Pricing, however, remains a structural challenge. “Within beer, the price difference between brands is not very large,” Sharma explains. “Where it becomes tricky is when beer competes with spirits.”
He points to taxation structures that often place beer and spirits on similar footing despite vastly different alcohol content. “Beer has a much lower alcohol by volume, but it is taxed similarly to spirits,” he says. “That sometimes pushes consumers to shift categories.”
Urbanisation, experimentation and experience-led growth
Beyond price, Sharma identifies three forces shaping beer consumption in India. The first is experimentation. “Today’s young India wants to try different things,” he says. “They are not sticking to one brand or one category the way older generations did.”

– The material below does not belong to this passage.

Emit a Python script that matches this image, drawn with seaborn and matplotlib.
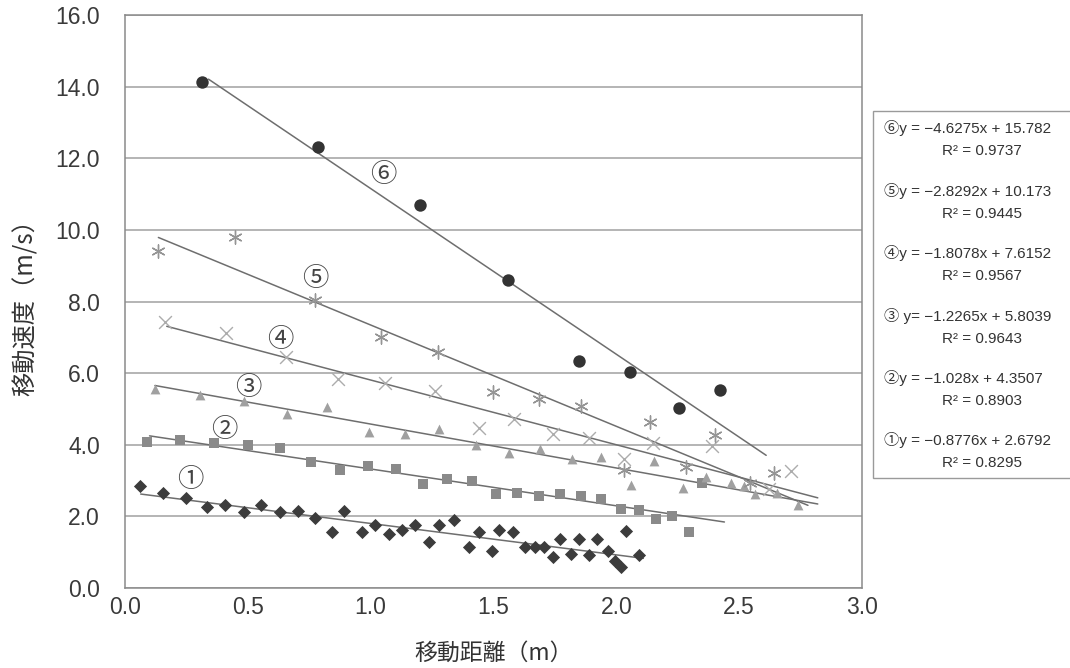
import numpy as np
import pandas as pd
import matplotlib
matplotlib.use("Agg")
import matplotlib.pyplot as plt
import seaborn as sns

# ---- data ----
x1 = [0.061, 0.156, 0.248, 0.332, 0.407, 0.484, 0.555, 0.633, 0.705, 0.775, 0.843, 0.892,
      0.965, 1.016, 1.075, 1.127, 1.179, 1.237, 1.280, 1.339, 1.402, 1.440, 1.493, 1.524,
      1.579, 1.630, 1.667, 1.707, 1.744, 1.772, 1.817, 1.847, 1.890, 1.920, 1.965, 1.996,
      2.019, 2.040, 2.091]
y1 = [2.85, 2.66, 2.50, 2.27, 2.31, 2.12, 2.32, 2.12, 2.15, 1.96, 1.57, 2.15,
      1.57, 1.75, 1.52, 1.61, 1.76, 1.29, 1.75, 1.90, 1.14, 1.57, 1.03, 1.62,
      1.56, 1.14, 1.15, 1.15, 0.86, 1.38, 0.96, 1.36, 0.91, 1.36, 1.03, 0.75,
      0.59, 1.59, 0.91]

x2 = [0.088, 0.224, 0.362, 0.501, 0.633, 0.759, 0.877, 0.989, 1.102, 1.213, 1.310, 1.412,
      1.510, 1.596, 1.687, 1.770, 1.856, 1.939, 2.020, 2.093, 2.161, 2.225, 2.294, 2.347]
y2 = [4.08, 4.13, 4.06, 3.99, 3.92, 3.52, 3.30, 3.41, 3.31, 2.90, 3.05, 2.99,
      2.62, 2.66, 2.57, 2.62, 2.57, 2.48, 2.21, 2.17, 1.92, 2.01, 1.57, 2.94]

x3 = [0.122, 0.305, 0.484, 0.660, 0.822, 0.993, 1.138, 1.280, 1.430, 1.565, 1.691, 1.820,
      1.937, 2.060, 2.154, 2.272, 2.364, 2.466, 2.520, 2.565, 2.655, 2.740]
y3 = [5.55, 5.38, 5.23, 4.85, 5.06, 4.36, 4.29, 4.43, 4.00, 3.78, 3.87, 3.61,
      3.66, 2.87, 3.55, 2.80, 3.11, 2.94, 2.85, 2.62, 2.64, 2.31]

x4 = [0.163, 0.413, 0.657, 0.867, 1.060, 1.260, 1.440, 1.585, 1.741, 1.890, 2.030, 2.150,
      2.390, 2.620, 2.710]
y4 = [7.44, 7.12, 6.44, 5.83, 5.72, 5.50, 4.48, 4.73, 4.31, 4.20, 3.60, 4.06,
      3.97, 2.76, 3.27]

x5 = [0.133, 0.447, 0.775, 1.043, 1.274, 1.500, 1.684, 1.856, 2.137, 2.400, 2.285, 2.030,
      2.640, 2.544]
y5 = [9.42, 9.81, 8.05, 7.00, 6.60, 5.48, 5.29, 5.07, 4.64, 4.27, 3.39, 3.30,
      3.22, 2.94]

x6 = [0.315, 0.786, 1.199, 1.558, 1.847, 2.057, 2.257, 2.423]
y6 = [14.13, 12.31, 10.70, 8.61, 6.34, 6.03, 5.02, 5.54]

# trend lines (from the equations in the box) and their drawn x span
slopes = [-0.8776, -1.028, -1.2265, -1.8078, -2.8292, -4.6275]
intercepts = [2.6792, 4.3507, 5.8039, 7.6152, 10.173, 15.782]
r2 = [0.8295, 0.8903, 0.9643, 0.9567, 0.9445, 0.9737]
line_start = [0.064, 0.10, 0.122, 0.17, 0.136, 0.34]
line_end = [2.11, 2.44, 2.82, 2.82, 2.78, 2.61]

circled = ["①", "②", "③", "④", "⑤", "⑥"]
label_x = [0.265, 0.403, 0.502, 0.631, 0.773, 1.051]
label_y = [3.03, 4.43, 5.60, 6.93, 8.63, 11.54]

xs = [x1, x2, x3, x4, x5, x6]
ys = [y1, y2, y3, y4, y5, y6]

markers = ["D", "s", "^", "x", (6, 2, 0), "o"]
colors = ["#3c3c3c", "#8a8a8a", "#a0a0a0", "#acacac", "#959595", "#333333"]
sizes = [45, 55, 50, 85, 90, 80]

df = pd.concat(
    [pd.DataFrame({"series": circled[i], "x": xs[i], "y": ys[i]}) for i in range(6)],
    ignore_index=True,
)

sns.set_theme(style="white")
plt.rcParams["font.family"] = ["Liberation Sans", "Noto Sans CJK JP", "DejaVu Sans"]

fig = plt.figure(figsize=(10.7, 6.68), dpi=100)
ax = fig.add_axes([0.1168, 0.1198, 0.6888, 0.8577])

for i in range(6):
    sub = df[df["series"] == circled[i]]
    lw = 1.0 if markers[i] in ("x", (6, 2, 0)) else 0
    sns.scatterplot(data=sub, x="x", y="y", marker=markers[i], color=colors[i],
                    s=sizes[i], linewidth=lw, edgecolor=colors[i] if lw == 0 else None,
                    ax=ax, zorder=3, legend=False)
    lx = np.array([line_start[i], line_end[i]])
    ly = slopes[i] * lx + intercepts[i]
    sns.lineplot(x=lx, y=ly, color="#6e6e6e", linewidth=1.1, ax=ax, zorder=2)
    ax.text(label_x[i], label_y[i], circled[i], fontsize=19, color="#444444",
            ha="center", va="center", family=["Noto Sans CJK JP", "DejaVu Sans"], zorder=4)

ax.set_xlim(0, 3.0)
ax.set_ylim(0, 16.0)
ax.set_xticks(np.arange(0, 3.01, 0.5))
ax.set_yticks(np.arange(0, 16.01, 2.0))
ax.set_xticklabels([f"{v:.1f}" for v in np.arange(0, 3.01, 0.5)])
ax.set_yticklabels([f"{v:.1f}" for v in np.arange(0, 16.01, 2.0)])
ax.yaxis.grid(True, color="#a0a0a0", linewidth=1.1)
ax.xaxis.grid(False)
for s in ax.spines.values():
    s.set_color("#8a8a8a")
    s.set_linewidth(1.1)
ax.tick_params(axis="x", direction="in", length=7, color="#8a8a8a", labelsize=16.5,
               labelcolor="#3a3a3a", pad=6)
ax.tick_params(axis="y", length=0, labelsize=16.5, labelcolor="#3a3a3a", pad=18)

ax.set_xlabel("移動距離（m）", fontsize=16.5, color="#333333", labelpad=16,
              family=["Noto Sans CJK JP"])
ax.set_ylabel("移動速度（m/s）", fontsize=17.5, color="#333333", labelpad=12,
              family=["Noto Sans CJK JP"])

# equation box on the right
box = plt.Rectangle((873 / 1070, 1 - 478 / 668), 0.2, (478 - 111) / 668,
                    transform=fig.transFigure, facecolor="white", edgecolor="#9a9a9a",
                    linewidth=1.0, clip_on=False)
fig.patches.append(box)
eq_y = [440, 378, 316, 253, 191, 128]
for i in range(6):
    eq = f"{circled[i]}y = −{abs(slopes[i])}x + {intercepts[i]}"
    if i == 2:
        eq = f"{circled[i]} y= −{abs(slopes[i])}x + {intercepts[i]}"
    fig.text(884 / 1070, 1 - eq_y[i] / 668, eq, fontsize=11, color="#333333",
             va="center", ha="left", family=["Liberation Sans", "Noto Sans CJK JP"])
    fig.text(942 / 1070, 1 - (eq_y[i] + 23) / 668, f"R² = {r2[i]:.4f}", fontsize=11,
             color="#333333", va="center", ha="left")

fig.savefig("out.png", dpi=100)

The second is the rise of experiences. Music, sport and socialising outside the home are becoming central to how brands are discovered and consumed. “People want to go out, to socialise,” Sharma says. “This is where they experience music and sport, and this is where they engage with our brands.”
The third is urbanisation. As young Indians move from smaller towns to cities, living independently or with peers, consumption patterns change. “Urban centres have a much stronger culture of beer consumption,” he says.
These trends, Sharma argues, make him optimistic about India despite global caution. “I am very bullish on the India growth story,” he says. “We are seeing category growth, and we are beating that growth year on year.”